While it’s definitely been hot enough around the U.S. to envision a tropical getaway, most of us are still resigned to the fact that an island vacation is going to have to wait for a while. In the meantime, we’ve got beer.

It’s been very hot lately.

A Stout can taste good in summer, absolutely — but it never seems to taste as good as it does in the winter. A crisp Lager tastes good in the winter, but it’s especially refreshing after a few hours of mid-summer yard work.
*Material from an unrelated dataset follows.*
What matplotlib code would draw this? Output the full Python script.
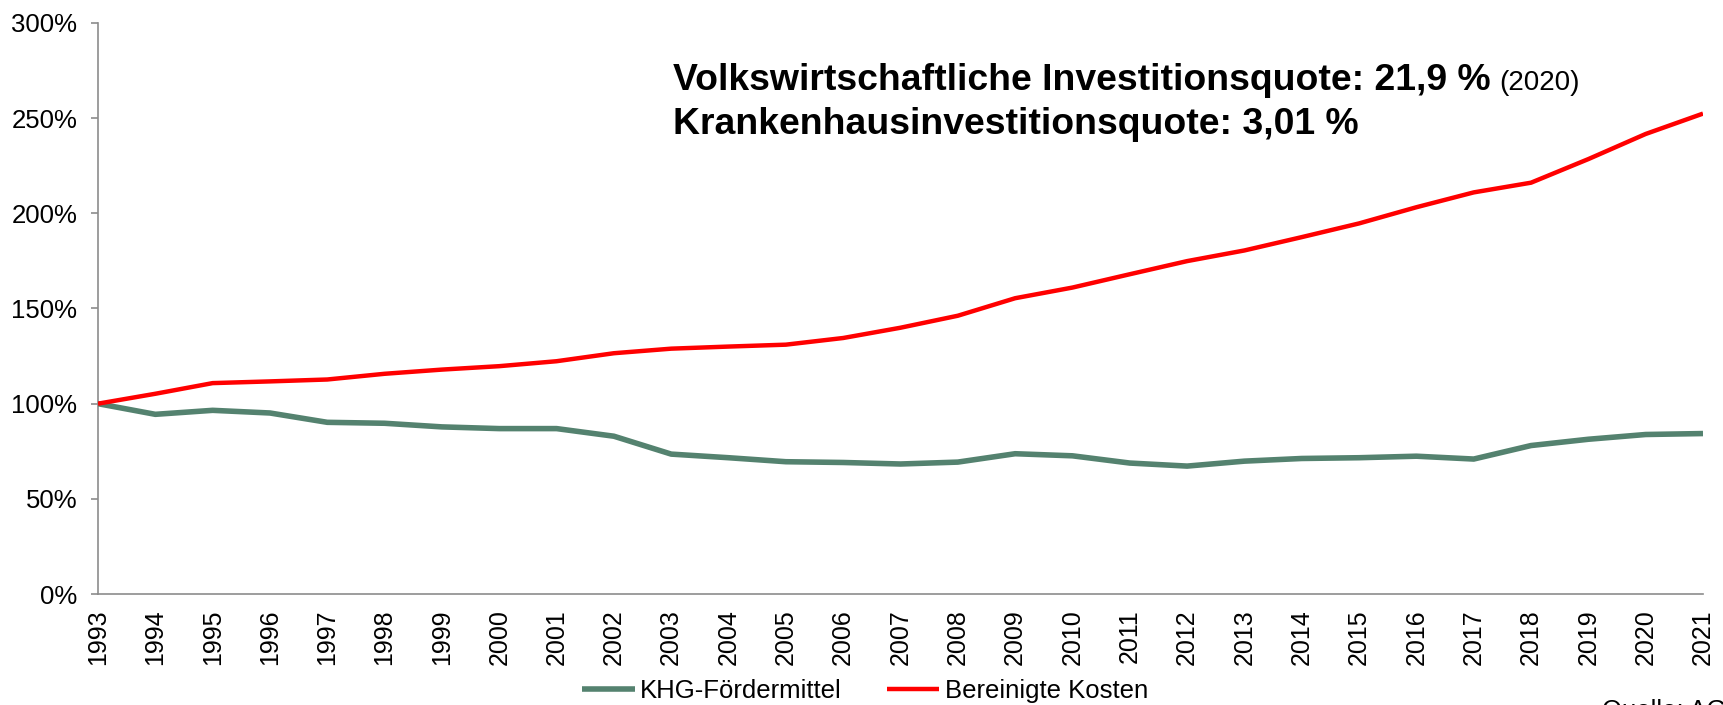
import matplotlib
matplotlib.use("Agg")
import matplotlib.pyplot as plt
from matplotlib.ticker import FixedLocator, FuncFormatter

plt.rcParams['font.family'] = ['Liberation Sans', 'DejaVu Sans']

years = list(range(1993, 2022))
khg_foerdermittel = [100, 94.4, 96.5, 95.1, 90.2, 89.7, 87.8, 86.9, 86.9, 82.9,
                     73.5, 71.6, 69.5, 69.1, 68.3, 69.3, 73.7, 72.6, 68.8, 67.2,
                     69.8, 71.2, 71.6, 72.4, 70.9, 78.0, 81.3, 83.8, 84.3]
bereinigte_kosten = [100, 105.2, 110.8, 111.7, 112.7, 115.7, 117.9, 119.7, 122.3, 126.5,
                     128.9, 130.0, 131.0, 134.5, 139.9, 146.2, 155.4, 161.0, 168.0, 174.9,
                     180.5, 187.5, 194.7, 203.2, 211.0, 216.1, 228.5, 241.7, 252.4]
series_names = ["KHG-Fördermittel", "Bereinigte Kosten"]
y_ticks = [0, 50, 100, 150, 200, 250, 300]
line1 = "Volkswirtschaftliche Investitionsquote: 21,9 %"
line1_note = "(2020)"
line2 = "Krankenhausinvestitionsquote: 3,01 %"
source = "Quelle: AG"

W, H = 1724, 705
fig = plt.figure(figsize=(W / 100, H / 100), dpi=100)
ax = fig.add_axes([98 / W, 1 - 594 / H, (1703 - 98) / W, (594 - 23) / H])

ax.plot(years, khg_foerdermittel, color='#54826F', lw=4.0, label=series_names[0],
        solid_joinstyle='round', solid_capstyle='butt', zorder=3)
ax.plot(years, bereinigte_kosten, color='#FF0000', lw=3.2, label=series_names[1],
        solid_joinstyle='round', solid_capstyle='butt', zorder=4)

ax.set_xlim(years[0], years[-1])
ax.set_ylim(0, 300)

for s in ['top', 'right']:
    ax.spines[s].set_visible(False)
for s in ['left', 'bottom']:
    ax.spines[s].set_color('#8C8C8C')
    ax.spines[s].set_linewidth(1.2)

ax.yaxis.set_major_locator(FixedLocator(y_ticks))
ax.yaxis.set_major_formatter(FuncFormatter(lambda v, p: f"{int(v)}%"))
ax.tick_params(axis='y', which='major', length=5, width=1.2, color='#8C8C8C',
               labelsize=18.5, pad=10, labelcolor='black')

ax.set_xticks(years)
ax.set_xticklabels([str(y) for y in years], rotation=90, fontsize=18)
ax.tick_params(axis='x', which='major', length=0, pad=11, labelcolor='black')
ax.xaxis.set_minor_locator(FixedLocator(years[::2]))
ax.tick_params(axis='x', which='minor', length=6, width=1.2, color='#8C8C8C')

t1 = fig.text(673 / W, 1 - 90 / H, line1, fontsize=26.9, fontweight='bold',
              ha='left', va='baseline')
fig.text(673 / W, 1 - 134 / H, line2, fontsize=26.9, fontweight='bold',
         ha='left', va='baseline')
fig.canvas.draw()
bb = t1.get_window_extent(renderer=fig.canvas.get_renderer())
fig.text((bb.x1 + 9) / W, 1 - 90 / H, line1_note, fontsize=20,
         ha='left', va='baseline')

fig.legend(loc='center', bbox_to_anchor=(865 / W, 1 - 691 / H), ncol=2,
           frameon=False, fontsize=18.5, handlelength=2.05, handletextpad=0.2,
           columnspacing=1.75, borderaxespad=0, borderpad=0)

fig.text(1602 / W, 1 - 699 / H, source, fontsize=18.5, ha='left', va='top')

fig.savefig("out.png", dpi=100)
Imagine it’s just you and your closest friends at a remote resort beach on an island where pineapples grow. It’s early in the day, and sand hasn’t invaded every item of clothing and every orifice on your body yet. No one cares about the quarantine 15 you put on; everyone’s relaxing in their zero gravity lounge chairs and listening to a row of synced wireless speakers, which are all playing a playlist of mid ’90s ska-punk against the rushing sound of waves rolling neatly onto the shoreline. There’s a cool breeze in the air — a gentle, briny wind that carries the subtle scent of papaya and sweet suntan lotion with it. In this scenario, what’s the beer in your hand taste like?

The taste you’re imagining is probably close to what you’ll get with The Tropical Hazy IPA. As the tropical sibling to The Hazy IPA , The Tropical Hazy IPA gives you exactly what you want (and most likely what you expect) out of a beer with such an on-the-nose name. The bonus here is that Ska has brewed a Hazy IPA that’s a little more shelf-stable than some others on the market, so as long as you get around to drinking your six pack before the end of fall, you shouldn’t see much of a drop-off in taste or consistency (of course it’s always better to drink it fresh, obviously).

Poured into a glass, the beer is close to the color of the can, and the head is very thin and dissipates quickly. On the nose you really get those tropical fruit notes from the papaya and pineapple, and the Cashmere and Idaho 7 hops.

Image: Ska Brewing

On the palate, the beer is not quite as sweet as the nose leads you to believe, but the papaya/pineapple tropical fruit combo is definitely there. A little bit of bitterness from the hops and a good bit of malt shine through to balance out the beer. Clean, balanced beers are exactly what we’ve come to expect from Ska, and even though this leans more to the sweet side of the spectrum, it’s still got a remarkable balance that makes it extremely drinkable. At 6% ABV, it’s easy to envision being on a tropical island, listening to Rancid or Bad Religion and crushing a six-pack of these on a hot day.

Pick up The Tropical Hazy IPA nationwide in six-pack cans, or stop by Ska Brewing if you find yourself driving through gorgeous Durango this summer.